Fluid Power Journal

Figure It Out: Drifting Cylinder in a Rolling Mill

CFC Industrial Training

A local repair shop was asked to troubleshoot a problem on the hydraulic system that closes a watertight door on a floating casino. The circuit was designed with an electrically driven hydraulic power unit that would open and close the door with two hydraulic cylinders. If there was a power failure, the normally open door would be closed with a manual hydraulic valve connected to an accumulator.

A problem was encountered when the door was tested during a safety inspection. They found that the accumulator circuit that was designed to open and close the door two complete cycles out and back only moved the door in one position about halfway and would fail to move any further.

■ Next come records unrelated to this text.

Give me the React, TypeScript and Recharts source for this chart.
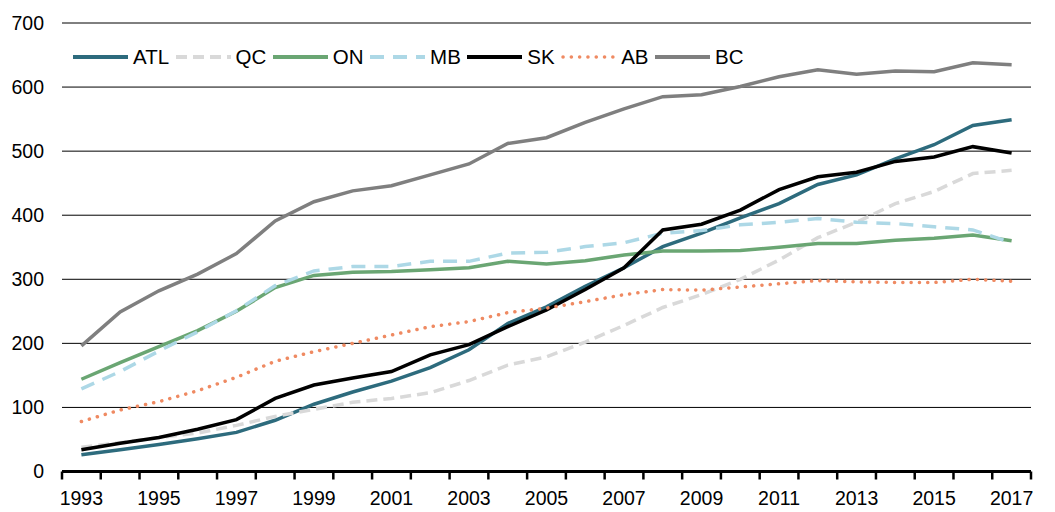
import { LineChart, Line, XAxis, YAxis, CartesianGrid, Legend } from "recharts";

const years = [
  "1993", "1994", "1995", "1996", "1997", "1998", "1999", "2000", "2001", "2002", "2003", "2004", "2005",
  "2006", "2007", "2008", "2009", "2010", "2011", "2012", "2013", "2014", "2015", "2016", "2017",
];

const atl = [26, 34, 42, 51, 61, 80, 105, 124, 141, 162, 190, 231, 257, 289, 318, 351, 372, 396, 418, 448, 463, 488, 510, 540, 549];
const qc = [38, 45, 53, 60, 72, 86, 97, 108, 114, 123, 142, 166, 179, 202, 228, 256, 276, 300, 330, 365, 389, 418, 437, 465, 470];
const on = [144, 170, 195, 220, 250, 287, 306, 311, 312, 315, 318, 328, 324, 329, 338, 344, 344, 345, 350, 356, 356, 361, 364, 369, 360];
const mb = [129, 156, 188, 218, 251, 290, 313, 320, 320, 328, 328, 341, 342, 351, 357, 372, 376, 385, 389, 395, 389, 387, 382, 377, 357];
const sk = [34, 44, 53, 66, 81, 114, 135, 146, 156, 182, 198, 226, 252, 284, 318, 377, 386, 408, 440, 460, 467, 484, 491, 507, 497];
const ab = [78, 96, 109, 126, 147, 172, 187, 200, 213, 226, 234, 248, 255, 265, 276, 284, 283, 288, 293, 298, 296, 295, 295, 300, 297];
const bc = [196, 249, 282, 308, 340, 391, 421, 438, 446, 463, 480, 512, 521, 545, 566, 585, 588, 601, 616, 627, 620, 625, 624, 638, 635];

const yTicks = [0, 100, 200, 300, 400, 500, 600, 700];

type Series = { key: string; values: number[]; color: string; dash?: string; dotted?: boolean };

const series: Series[] = [
  { key: "ATL", values: atl, color: "#2D6B7D" },
  { key: "QC", values: qc, color: "#D9D9D9", dash: "11 6" },
  { key: "ON", values: on, color: "#6AA673" },
  { key: "MB", values: mb, color: "#ADD8E6", dash: "14 9" },
  { key: "SK", values: sk, color: "#000000" },
  { key: "AB", values: ab, color: "#EF8A62", dash: "0.1 8.2", dotted: true },
  { key: "BC", values: bc, color: "#7F7F7F" },
];

const data = years.map((year, i) => {
  const row: Record<string, string | number> = { year };
  series.forEach((s) => (row[s.key] = s.values[i]));
  return row;
});

const FONT = "'Liberation Sans', Arial, Helvetica, sans-serif";
const W = 1055;
const H = 512;
const M = { top: 23, right: 24, left: 12, bottom: 10.5 };
const Y_W = 50;
const PAD = 19.38;
const STEP = (W - M.left - M.right - Y_W - 2 * PAD) / (years.length - 1);

function YearTick(props: any) {
  const { x, y, payload } = props;
  const i = payload?.index ?? props.index ?? 0;
  return (
    <g>
      <line x1={x - STEP / 2} x2={x - STEP / 2} y1={y} y2={y + 8} stroke="#000" strokeWidth={2.5} />
      {i === years.length - 1 && (
        <line x1={x + STEP / 2} x2={x + STEP / 2} y1={y} y2={y + 8} stroke="#000" strokeWidth={2.5} />
      )}
      {i % 2 === 0 && (
        <text x={x} y={y + 33.5} textAnchor="middle" fontSize={19.5} fill="#000" fontFamily={FONT}>
          {payload.value}
        </text>
      )}
    </g>
  );
}

function LegendRow() {
  return (
    <div style={{ display: "flex", alignItems: "center", height: 24, fontFamily: FONT, fontSize: 20.5, color: "#000" }}>
      {series.map((s) => (
        <div key={s.key} style={{ display: "flex", alignItems: "center", marginRight: 6.5 }}>
          <svg width={55} height={10} style={{ display: "block" }}>
            <line
              x1={s.dotted ? 2 : 0}
              x2={55}
              y1={5}
              y2={5}
              stroke={s.color}
              strokeWidth={s.dotted ? 3.5 : 4}
              strokeDasharray={s.dash}
              strokeLinecap={s.dotted ? "round" : "butt"}
            />
          </svg>
          <span style={{ marginLeft: 5, lineHeight: "24px" }}>{s.key}</span>
        </div>
      ))}
    </div>
  );
}

export default function App() {
  return (
    <div style={{ position: "absolute", left: 0, top: 0, width: W, height: H, background: "#fff" }}>
      <LineChart width={W} height={H} data={data} margin={M} style={{ fontFamily: FONT }}>
        <CartesianGrid vertical={false} stroke="#000" strokeWidth={1} />
        <XAxis
          dataKey="year"
          interval={0}
          padding={{ left: PAD, right: PAD }}
          height={30}
          tickSize={0}
          tickMargin={0}
          tickLine={false}
          axisLine={{ stroke: "#000", strokeWidth: 3 }}
          tick={<YearTick />}
        />
        <YAxis
          domain={[0, 700]}
          ticks={yTicks}
          width={Y_W}
          axisLine={false}
          tickLine={false}
          tickSize={0}
          tickMargin={18}
          tick={{ fontSize: 19.5, fill: "#000", fontFamily: FONT }}
        />
        <Legend
          layout="horizontal"
          verticalAlign="middle"
          align="center"
          wrapperStyle={{ top: 45, left: 73, width: "auto" }}
          content={() => <LegendRow />}
        />
        {series.map((s) => (
          <Line
            key={s.key}
            type="linear"
            dataKey={s.key}
            stroke={s.color}
            strokeWidth={3.5}
            strokeDasharray={s.dash}
            strokeLinecap={s.dotted ? "round" : "butt"}
            dot={false}
            activeDot={false}
            isAnimationActive={false}
          />
        ))}
      </LineChart>
    </div>
  );
}
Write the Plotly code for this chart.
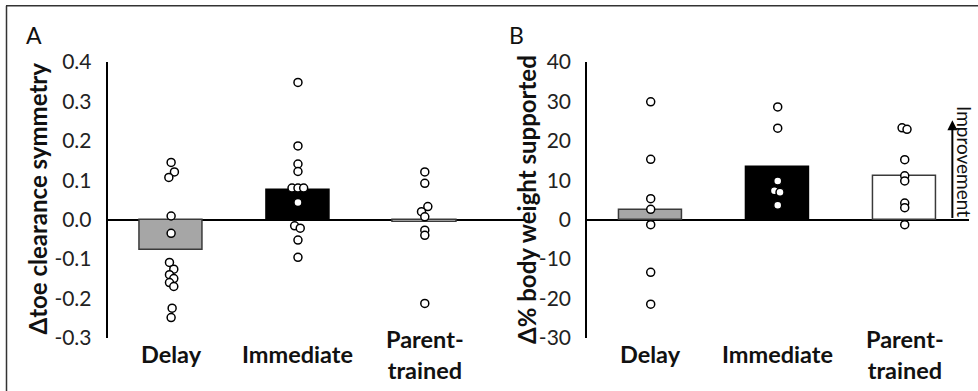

If they put power to the hydraulic unit, it would cycle the door as needed. Shutting it down and trying the manually operated piston accumulator cycle would only move the cylinder halfway before it stopped. They observed the nitrogen gas charge would show system pressure when the main electric unit was running and dropped to a very low pressure when the manual circuit was engaged.

What could be the problem?

See the Solution

Solution to the November/December 2021 problem:
Drifting Cylinder in a Rolling Mill

When I looked at the problem, I asked the company for the circuit and noticed that the directional valve center position had the A and B ports blocked, preventing the signal lines from quickly draining to tank, which would allow the checks to totally close and lock the cylinder into position. Typically, A and B pilot-operated checks require a valve center position to have A and B connected to the tank. I think the designers experienced the same drifting problem and thought blocking the A and B ports was the solution.

I had the customer change the relief valve to a solenoid operated on/off  pilot-operated relief, which lowered the back pressure caused by the retrun filter. They also changed the center position of the directional valve to an all-ports-connected design.